Kemudian dal Kitab Al-Fawakihud Dawani (8/126), termasuk fardlu ‘ain bagi orang islam yang sudah mukallaf adalah birrul walidain,

( ومن الفرائض ) العينية على كل مكلف ( بر الوالدين ) أي الإحسان إليهما ( ولو كانا فاسقين ) بغير الشرك بل ( وإن كانا مشركين ) للآيات الدالة على العموم ، والحقوق لا تسقط بالفسق ولا بالمخالفة في الدين ، فيجب على الولد المسلم أن يوصل أباه الكافر إلى كنيسته إن طلب منه ذلك وعجز عن الوصول بنفسه لنحو عمى كما قاله ابن قاسم ، كما يجب عليه أن يدفع لهما ما ينفقانه في أعيادهما لا ما يصرفانه في نحو الكنيسة أو يدفعانه للقسيس .

Artinya: “Termasuk fardhu ain atas mukallaf adalah birrul walidain, walaupun keduanya fasik maupun musyrik karena adanya ayat yang menunjukkan atas keumumannya. Dan hak-hak tidak bisa gugur sebab kefasikan, tidak pula sebab menyelisihi agama. Jadi wajib bagi anak yang islam mengantarkan orang tuanya yang kafir sampai ke gereja jika orang tuanya memerintahkannya sebab kesulitan untuk sampai kesana dengan dirinya sendiri misalnya karena buta sebagaimana penjelasan Ibnu qosim. Dan sebagaimana wajib bagi anak yang muslim memberikan kepada kedua orang tuanya, apa yang di nafkahkan untuk keduanya dalam hari raya, tidak wajib memberikan harta yang digunakan oleh orang tuanya untuk gereja atau untuk diberikan kepada pendeta.” (Kitab Al-Fawakihud Dawani 8/126)

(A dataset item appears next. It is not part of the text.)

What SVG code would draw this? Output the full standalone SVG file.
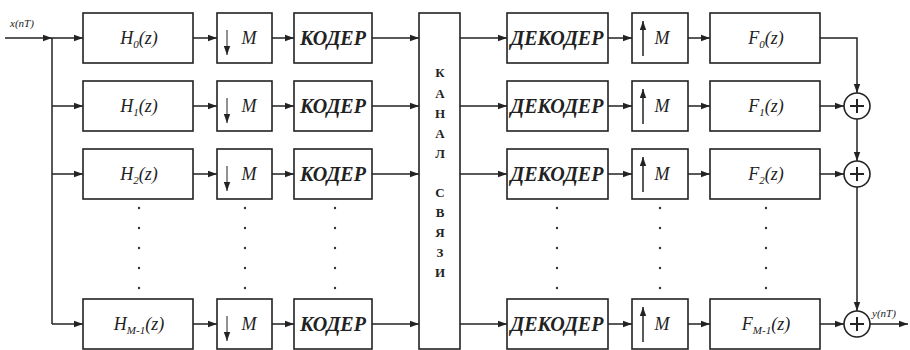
<svg xmlns="http://www.w3.org/2000/svg" width="910" height="350" viewBox="0 0 910 350">
<defs>
<marker id="ar" markerUnits="userSpaceOnUse" markerWidth="10" markerHeight="8" refX="9" refY="4" orient="auto">
<path d="M0,0.8 L9,4 L0,7.2 Z" fill="#222"/>
</marker>
<style>
.b{fill:#fff;stroke:#222;stroke-width:1.6}
.c{fill:none;stroke:#222;stroke-width:1.5}
.a{fill:none;stroke:#222;stroke-width:1.5;marker-end:url(#ar)}
text{font-family:"Liberation Serif","Times New Roman","DejaVu Serif",serif;fill:#222}
.t{font-style:italic;font-size:18px;text-anchor:middle}
.s{font-size:11px}
.k{font-style:italic;font-weight:bold;font-size:20px;text-anchor:middle}
.v{font-weight:bold;font-size:13px;text-anchor:middle}
.l{font-style:italic;font-size:11px}
.d{fill:#333}
</style>
</defs>
<g id="connectors">
<path class="a" d="M5,38 H52"/>
<path class="c" d="M52,38 V324"/>
<path class="a" d="M52,38 H83"/>
<path class="a" d="M52,106 H83"/>
<path class="a" d="M52,174 H83"/>
<path class="a" d="M52,324 H83"/>
<path class="a" d="M193,38 H217"/><path class="a" d="M193,106 H217"/><path class="a" d="M193,174 H217"/><path class="a" d="M193,324 H217"/>
<path class="a" d="M272,38 H294"/><path class="a" d="M272,106 H294"/><path class="a" d="M272,174 H294"/><path class="a" d="M272,324 H294"/>
<path class="a" d="M372,38 H419"/><path class="a" d="M372,106 H419"/><path class="a" d="M372,174 H419"/><path class="a" d="M372,324 H419"/>
<path class="a" d="M460,38 H507"/><path class="a" d="M460,106 H507"/><path class="a" d="M460,174 H507"/><path class="a" d="M460,324 H507"/>
<path class="a" d="M608,38 H632"/><path class="a" d="M608,106 H632"/><path class="a" d="M608,174 H632"/><path class="a" d="M608,324 H632"/>
<path class="a" d="M688,38 H710"/><path class="a" d="M688,106 H710"/><path class="a" d="M688,174 H710"/><path class="a" d="M688,324 H710"/>
<path class="a" d="M820,38 H857 V93"/>
<path class="a" d="M820,106 H844"/>
<path class="a" d="M820,174 H844"/>
<path class="a" d="M820,324 H844"/>
<path class="a" d="M857,119 V161"/>
<path class="a" d="M857,187 V311"/>
<path class="a" d="M870,324 H908"/>
</g>
<text class="l" x="10" y="27">x(nT)</text>
<text class="l" x="872" y="317">y(nT)</text>
<g id="H0"><rect class="b" x="83" y="13" width="110" height="50"/><text class="t" x="139" y="44">H<tspan class="s" dy="4">0</tspan><tspan dy="-4">(z)</tspan></text></g>
<g id="H1"><rect class="b" x="83" y="81" width="110" height="50"/><text class="t" x="139" y="112">H<tspan class="s" dy="4">1</tspan><tspan dy="-4">(z)</tspan></text></g>
<g id="H2"><rect class="b" x="83" y="149" width="110" height="50"/><text class="t" x="139" y="180">H<tspan class="s" dy="4">2</tspan><tspan dy="-4">(z)</tspan></text></g>
<g id="HM"><rect class="b" x="83" y="299" width="110" height="50"/><text class="t" x="139" y="330">H<tspan class="s" dy="4">M-1</tspan><tspan dy="-4">(z)</tspan></text></g>
<g id="D0"><rect class="b" x="217" y="13" width="55" height="50"/><path class="a" style="stroke-width:1" d="M227,30 V55"/><text class="t" x="249" y="44">M</text></g>
<g id="D1"><rect class="b" x="217" y="81" width="55" height="50"/><path class="a" style="stroke-width:1" d="M227,98 V123"/><text class="t" x="249" y="112">M</text></g>
<g id="D2"><rect class="b" x="217" y="149" width="55" height="50"/><path class="a" style="stroke-width:1" d="M227,166 V191"/><text class="t" x="249" y="180">M</text></g>
<g id="DM"><rect class="b" x="217" y="299" width="55" height="50"/><path class="a" style="stroke-width:1" d="M227,316 V341"/><text class="t" x="249" y="330">M</text></g>
<g id="K0"><rect class="b" x="294" y="13" width="78" height="50"/><text class="k" x="333" y="45">КОДЕР</text></g>
<g id="K1"><rect class="b" x="294" y="81" width="78" height="50"/><text class="k" x="333" y="113">КОДЕР</text></g>
<g id="K2"><rect class="b" x="294" y="149" width="78" height="50"/><text class="k" x="333" y="181">КОДЕР</text></g>
<g id="KM"><rect class="b" x="294" y="299" width="78" height="50"/><text class="k" x="333" y="331">КОДЕР</text></g>
<g id="channel"><rect class="b" x="419" y="13" width="41" height="336"/>
<text class="v" x="440" y="77">К</text><text class="v" x="440" y="98">А</text><text class="v" x="440" y="118">Н</text><text class="v" x="440" y="138">А</text><text class="v" x="440" y="158">Л</text>
<text class="v" x="440" y="197">С</text><text class="v" x="440" y="217">В</text><text class="v" x="440" y="237">Я</text><text class="v" x="440" y="257">З</text><text class="v" x="440" y="277">И</text></g>
<g id="DK0"><rect class="b" x="507" y="13" width="101" height="50"/><text class="k" x="557" y="45">ДЕКОДЕР</text></g>
<g id="DK1"><rect class="b" x="507" y="81" width="101" height="50"/><text class="k" x="557" y="113">ДЕКОДЕР</text></g>
<g id="DK2"><rect class="b" x="507" y="149" width="101" height="50"/><text class="k" x="557" y="181">ДЕКОДЕР</text></g>
<g id="DKM"><rect class="b" x="507" y="299" width="101" height="50"/><text class="k" x="557" y="331">ДЕКОДЕР</text></g>
<g id="U0"><rect class="b" x="632" y="13" width="56" height="50"/><path class="a" d="M643,56 V21"/><text class="t" x="662" y="44">M</text></g>
<g id="U1"><rect class="b" x="632" y="81" width="56" height="50"/><path class="a" d="M643,124 V89"/><text class="t" x="662" y="112">M</text></g>
<g id="U2"><rect class="b" x="632" y="149" width="56" height="50"/><path class="a" d="M643,192 V157"/><text class="t" x="662" y="180">M</text></g>
<g id="UM"><rect class="b" x="632" y="299" width="56" height="50"/><path class="a" d="M643,342 V307"/><text class="t" x="662" y="330">M</text></g>
<g id="F0"><rect class="b" x="710" y="13" width="110" height="50"/><text class="t" x="766" y="44">F<tspan class="s" dy="4">0</tspan><tspan dy="-4">(z)</tspan></text></g>
<g id="F1"><rect class="b" x="710" y="81" width="110" height="50"/><text class="t" x="766" y="112">F<tspan class="s" dy="4">1</tspan><tspan dy="-4">(z)</tspan></text></g>
<g id="F2"><rect class="b" x="710" y="149" width="110" height="50"/><text class="t" x="766" y="180">F<tspan class="s" dy="4">2</tspan><tspan dy="-4">(z)</tspan></text></g>
<g id="FM"><rect class="b" x="710" y="299" width="110" height="50"/><text class="t" x="766" y="330">F<tspan class="s" dy="4">M-1</tspan><tspan dy="-4">(z)</tspan></text></g>
<g id="S1"><circle class="b" cx="857" cy="106" r="13"/><path class="c" style="stroke-width:2" d="M857,99 V113 M850,106 H864"/></g>
<g id="S2"><circle class="b" cx="857" cy="174" r="13"/><path class="c" style="stroke-width:2" d="M857,167 V181 M850,174 H864"/></g>
<g id="S3"><circle class="b" cx="857" cy="324" r="13"/><path class="c" style="stroke-width:2" d="M857,317 V331 M850,324 H864"/></g>
<g id="dots">
<g class="d"><circle cx="139" cy="208" r="1.2"/><circle cx="139" cy="228" r="1.2"/><circle cx="139" cy="248" r="1.2"/><circle cx="139" cy="268" r="1.2"/><circle cx="139" cy="288" r="1.2"/></g>
<g class="d"><circle cx="245" cy="208" r="1.2"/><circle cx="245" cy="228" r="1.2"/><circle cx="245" cy="248" r="1.2"/><circle cx="245" cy="268" r="1.2"/><circle cx="245" cy="288" r="1.2"/></g>
<g class="d"><circle cx="335" cy="208" r="1.2"/><circle cx="335" cy="228" r="1.2"/><circle cx="335" cy="248" r="1.2"/><circle cx="335" cy="268" r="1.2"/><circle cx="335" cy="288" r="1.2"/></g>
<g class="d"><circle cx="557" cy="208" r="1.2"/><circle cx="557" cy="228" r="1.2"/><circle cx="557" cy="248" r="1.2"/><circle cx="557" cy="268" r="1.2"/><circle cx="557" cy="288" r="1.2"/></g>
<g class="d"><circle cx="660" cy="208" r="1.2"/><circle cx="660" cy="228" r="1.2"/><circle cx="660" cy="248" r="1.2"/><circle cx="660" cy="268" r="1.2"/><circle cx="660" cy="288" r="1.2"/></g>
<g class="d"><circle cx="766" cy="208" r="1.2"/><circle cx="766" cy="228" r="1.2"/><circle cx="766" cy="248" r="1.2"/><circle cx="766" cy="268" r="1.2"/><circle cx="766" cy="288" r="1.2"/></g>
</g>
</svg>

Perbedaan agama antara anak dan orang tua hendaknya tidak menjadi penghalang untuk silaturahmi dan berbakti pada mereka, selagi hal tersebut tidak berupa dosa dan maksiat dan tidak bertentang dengan syariat Islam. Apalagi, jika kedua orangtua nya beragama Islam.

Semoga bermanfaat. Wallohu a’lam.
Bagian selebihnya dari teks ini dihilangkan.